Exercise brief -
Start at the top of the records and, please, print each line exactly through the line that contains "const yTicks = [0,10,20,30,40,50,60,70,80,90,100];", leaving out all pictures.

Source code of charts
========================

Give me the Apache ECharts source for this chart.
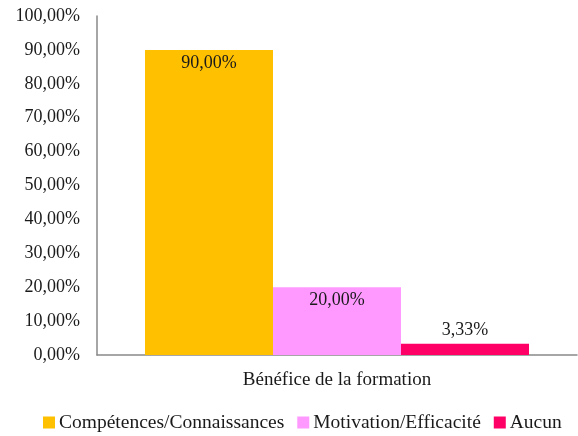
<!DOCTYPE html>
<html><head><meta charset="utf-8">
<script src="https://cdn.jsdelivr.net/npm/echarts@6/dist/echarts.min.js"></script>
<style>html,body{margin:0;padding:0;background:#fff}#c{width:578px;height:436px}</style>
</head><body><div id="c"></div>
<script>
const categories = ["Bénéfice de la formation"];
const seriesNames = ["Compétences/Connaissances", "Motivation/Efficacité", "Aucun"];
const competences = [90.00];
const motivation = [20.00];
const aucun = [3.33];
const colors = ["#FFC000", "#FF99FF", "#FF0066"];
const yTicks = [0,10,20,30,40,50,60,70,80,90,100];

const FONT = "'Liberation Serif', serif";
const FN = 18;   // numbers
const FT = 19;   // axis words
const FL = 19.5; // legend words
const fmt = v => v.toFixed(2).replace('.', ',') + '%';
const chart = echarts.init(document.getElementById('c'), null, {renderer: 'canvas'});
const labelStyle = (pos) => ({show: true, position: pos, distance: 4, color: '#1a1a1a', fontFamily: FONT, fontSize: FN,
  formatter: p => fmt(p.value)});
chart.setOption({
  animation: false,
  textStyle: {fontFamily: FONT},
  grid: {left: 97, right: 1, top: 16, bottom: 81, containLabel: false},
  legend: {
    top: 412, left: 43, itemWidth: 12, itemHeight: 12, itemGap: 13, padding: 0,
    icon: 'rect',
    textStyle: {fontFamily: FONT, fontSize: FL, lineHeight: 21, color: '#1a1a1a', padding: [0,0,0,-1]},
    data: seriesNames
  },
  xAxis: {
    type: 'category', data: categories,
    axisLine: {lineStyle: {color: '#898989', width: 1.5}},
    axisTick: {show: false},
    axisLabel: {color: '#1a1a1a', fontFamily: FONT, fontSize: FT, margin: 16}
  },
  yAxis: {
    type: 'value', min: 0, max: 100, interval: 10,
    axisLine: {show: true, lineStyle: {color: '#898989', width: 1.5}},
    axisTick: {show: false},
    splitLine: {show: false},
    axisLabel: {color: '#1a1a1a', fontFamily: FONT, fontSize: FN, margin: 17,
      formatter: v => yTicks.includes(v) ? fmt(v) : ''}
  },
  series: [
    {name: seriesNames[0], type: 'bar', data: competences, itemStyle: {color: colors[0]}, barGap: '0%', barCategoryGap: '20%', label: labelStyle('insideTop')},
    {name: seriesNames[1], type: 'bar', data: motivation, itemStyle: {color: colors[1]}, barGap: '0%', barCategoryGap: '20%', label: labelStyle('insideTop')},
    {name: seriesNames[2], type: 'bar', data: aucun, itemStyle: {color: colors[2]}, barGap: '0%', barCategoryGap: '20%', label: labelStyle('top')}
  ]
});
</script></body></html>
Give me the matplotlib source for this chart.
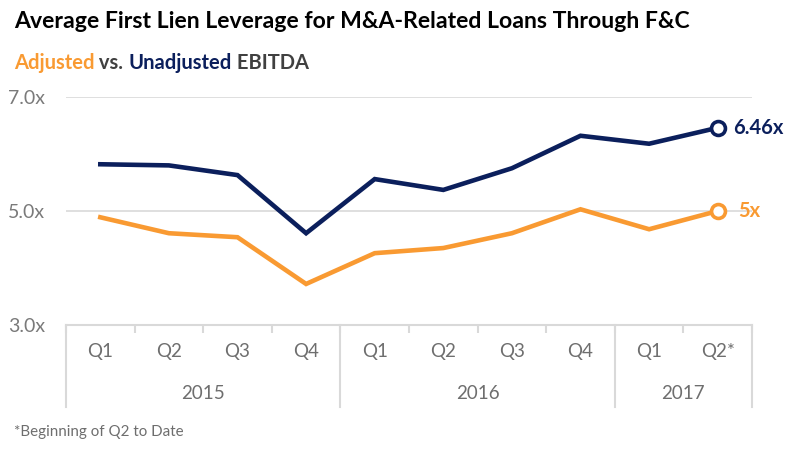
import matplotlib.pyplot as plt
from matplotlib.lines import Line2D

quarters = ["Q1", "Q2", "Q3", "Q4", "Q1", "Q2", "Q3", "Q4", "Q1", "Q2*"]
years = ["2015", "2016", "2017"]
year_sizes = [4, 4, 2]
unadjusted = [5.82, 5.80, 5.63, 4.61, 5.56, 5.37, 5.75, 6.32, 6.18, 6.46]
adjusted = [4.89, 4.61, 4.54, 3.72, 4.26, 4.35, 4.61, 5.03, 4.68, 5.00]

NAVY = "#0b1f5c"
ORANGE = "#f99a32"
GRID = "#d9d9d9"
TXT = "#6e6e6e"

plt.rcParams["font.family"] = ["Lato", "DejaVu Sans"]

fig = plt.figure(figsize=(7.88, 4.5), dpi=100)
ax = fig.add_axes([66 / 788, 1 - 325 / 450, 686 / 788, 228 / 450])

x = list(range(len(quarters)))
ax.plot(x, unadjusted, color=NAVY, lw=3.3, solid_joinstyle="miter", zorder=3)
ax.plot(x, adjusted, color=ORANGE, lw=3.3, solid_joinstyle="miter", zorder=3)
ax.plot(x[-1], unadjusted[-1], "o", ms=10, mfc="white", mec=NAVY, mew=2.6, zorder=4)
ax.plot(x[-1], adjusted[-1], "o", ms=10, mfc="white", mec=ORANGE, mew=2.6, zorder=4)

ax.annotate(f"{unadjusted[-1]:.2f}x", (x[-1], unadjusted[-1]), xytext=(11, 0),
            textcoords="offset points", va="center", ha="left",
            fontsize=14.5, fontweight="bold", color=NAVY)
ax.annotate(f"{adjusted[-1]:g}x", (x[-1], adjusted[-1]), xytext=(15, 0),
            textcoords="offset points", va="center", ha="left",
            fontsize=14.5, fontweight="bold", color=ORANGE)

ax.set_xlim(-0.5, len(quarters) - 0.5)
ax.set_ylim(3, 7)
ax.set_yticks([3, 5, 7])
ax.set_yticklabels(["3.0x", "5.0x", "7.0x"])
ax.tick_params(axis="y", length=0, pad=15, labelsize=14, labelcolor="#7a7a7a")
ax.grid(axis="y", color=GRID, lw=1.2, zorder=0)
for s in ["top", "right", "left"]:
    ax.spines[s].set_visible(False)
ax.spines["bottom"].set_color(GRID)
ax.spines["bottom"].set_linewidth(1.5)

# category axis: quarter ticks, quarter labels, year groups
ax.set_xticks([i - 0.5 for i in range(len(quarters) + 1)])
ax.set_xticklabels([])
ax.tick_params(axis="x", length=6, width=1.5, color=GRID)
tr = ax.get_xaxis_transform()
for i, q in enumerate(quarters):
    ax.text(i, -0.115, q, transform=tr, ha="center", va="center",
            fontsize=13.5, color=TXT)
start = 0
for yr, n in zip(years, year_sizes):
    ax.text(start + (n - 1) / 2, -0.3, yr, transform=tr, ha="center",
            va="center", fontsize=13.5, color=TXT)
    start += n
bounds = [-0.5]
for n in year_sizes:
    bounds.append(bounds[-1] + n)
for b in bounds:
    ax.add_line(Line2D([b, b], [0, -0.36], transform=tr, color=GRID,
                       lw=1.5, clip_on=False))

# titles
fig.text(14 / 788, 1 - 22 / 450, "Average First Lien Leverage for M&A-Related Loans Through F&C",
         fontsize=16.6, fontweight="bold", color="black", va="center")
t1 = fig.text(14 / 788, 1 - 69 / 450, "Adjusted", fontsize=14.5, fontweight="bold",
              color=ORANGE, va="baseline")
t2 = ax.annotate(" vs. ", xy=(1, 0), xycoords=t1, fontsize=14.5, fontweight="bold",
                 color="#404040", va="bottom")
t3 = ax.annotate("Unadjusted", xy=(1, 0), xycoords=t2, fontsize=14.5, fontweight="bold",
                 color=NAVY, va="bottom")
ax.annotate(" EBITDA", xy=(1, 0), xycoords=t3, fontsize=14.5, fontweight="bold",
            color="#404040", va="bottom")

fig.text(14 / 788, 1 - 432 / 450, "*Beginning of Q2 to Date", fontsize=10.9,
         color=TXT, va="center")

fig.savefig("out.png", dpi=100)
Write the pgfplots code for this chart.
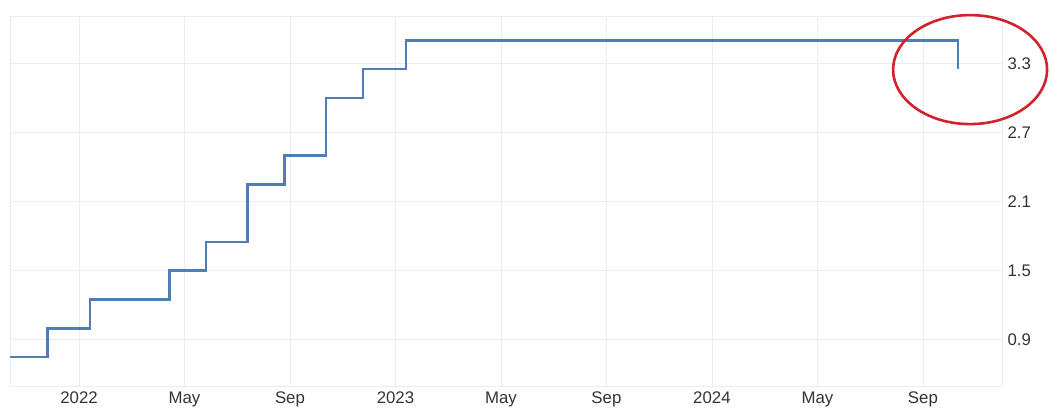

========================

Worked solution -
Give me the Apache ECharts source for this chart.
<!DOCTYPE html>
<html><head><meta charset="utf-8">
<script src="https://cdn.jsdelivr.net/npm/echarts@6/dist/echarts.min.js"></script>
<style>html,body{margin:0;padding:0;background:#fff}#c{width:578px;height:436px}</style>
</head><body><div id="c"></div>
<script>
const categories = ["Bénéfice de la formation"];
const seriesNames = ["Compétences/Connaissances", "Motivation/Efficacité", "Aucun"];
const competences = [90.00];
const motivation = [20.00];
const aucun = [3.33];
const colors = ["#FFC000", "#FF99FF", "#FF0066"];
const yTicks = [0,10,20,30,40,50,60,70,80,90,100];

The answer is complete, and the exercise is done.